Could SWI-Prolog have or need decimals?

I noticed that I am currently facinated by decimals. So
not to polute the other thread, here a collection what came
to my mind so far, and what I could find:

In Java they mainly bundle the Java class BigDecimal because
of their java.sql JDBC adapter. The class delivers CR_XXX
functionality, you have a couple of rounding modes available,

and can do arithmetic just like crlibm. Whats not provided
is trigonometry etc… i.e. functions above the basic operations.
It has also a flexible mode for some basic operations, where no

precision needs to be specified, and where precision can grow,
like for example these two rules, I have sketeched them a little
simplfied, since for addition the place of the period is also important:

precision(a+b) = max(precision(a), precision(b))
precision(a*b) = precision(a)+precision(b)
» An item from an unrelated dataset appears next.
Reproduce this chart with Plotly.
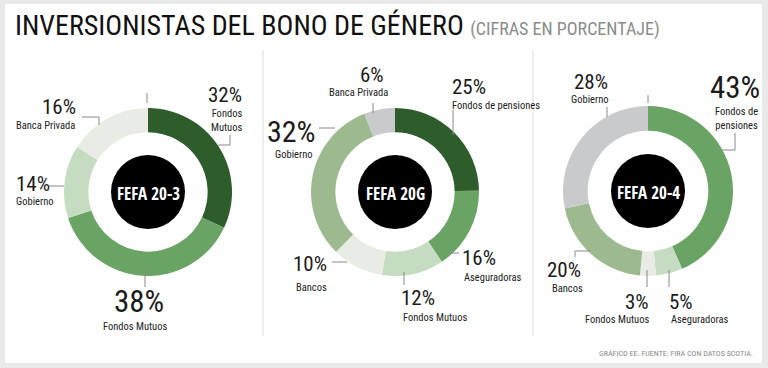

Having binary p=52 not fixed requires possibly a slightly different
. What should the architectual decision be? Some new
flag for the precision? What if a database row has columns from

a diversity of precisions? Anyway its amazing, that the most demand
for flexible precision comes from the commercial domain, and not
from some computation in physics, chemistry, etc…

Edit 22.10.2022
BTW: Here you see an alternative to rational/1. It is based
on the observation that 1/2^n has a finite decimal expansion.
You can check yourself, it grows more and more but you can

prove that it terminates for each n:

?- between(1,5,N), X is 1/2^N, write(N), write(': '),
write(X), nl, fail; true.
1: 0.5
2: 0.25
3: 0.125
4: 0.0625
5: 0.03125

So you can use this to convert a binary floating point value into
a decimal, and this conversion is exact, just like the rational
conversion. Here you see two binary floating point values near

to each other, exactly decimal expanded to their maximum
needed digits to identify them in a decimal system, after
this expansion, digits going farther than what is shown,

only zeros in the digits:

/* Binary Floating Point Value from f64 */
?- X is decimal(1.4262129449486016).
X = 0d1.42621294494860162416216553538106381893157958984375.

?- X is decimal(1.4262129449486018).
X = 0d1.4262129449486018462067704604123719036579132080078125.

Problem is you cannot convert rational numbers like this,
there is no way rational to radix=10 always. But you have a bridge
between radix=2 → radix=10. But also the other way doesn’t

work exact radix=10 → radix=2, since 1/5 is not exact in
radix=2 with finite amount of binary digits. So rational numbers
are a quite amazing middle ground. If some floating point

values F2 have radix=2 and some floating point values F10 have
radix=10, then we have both F2 ⊆ Q and F10 ⊆ Q, where Q
are the rational numbers. But the reverse direction doesn’t work,

we have neither Q ⊆ F2 nor Q ⊆ F10, even if we look at arbitrary
but finite precision. And the only bridge is, we have F2 ⊆ F10 if
we look at arbitrary but finite precision, but not F10 ⊆ F2.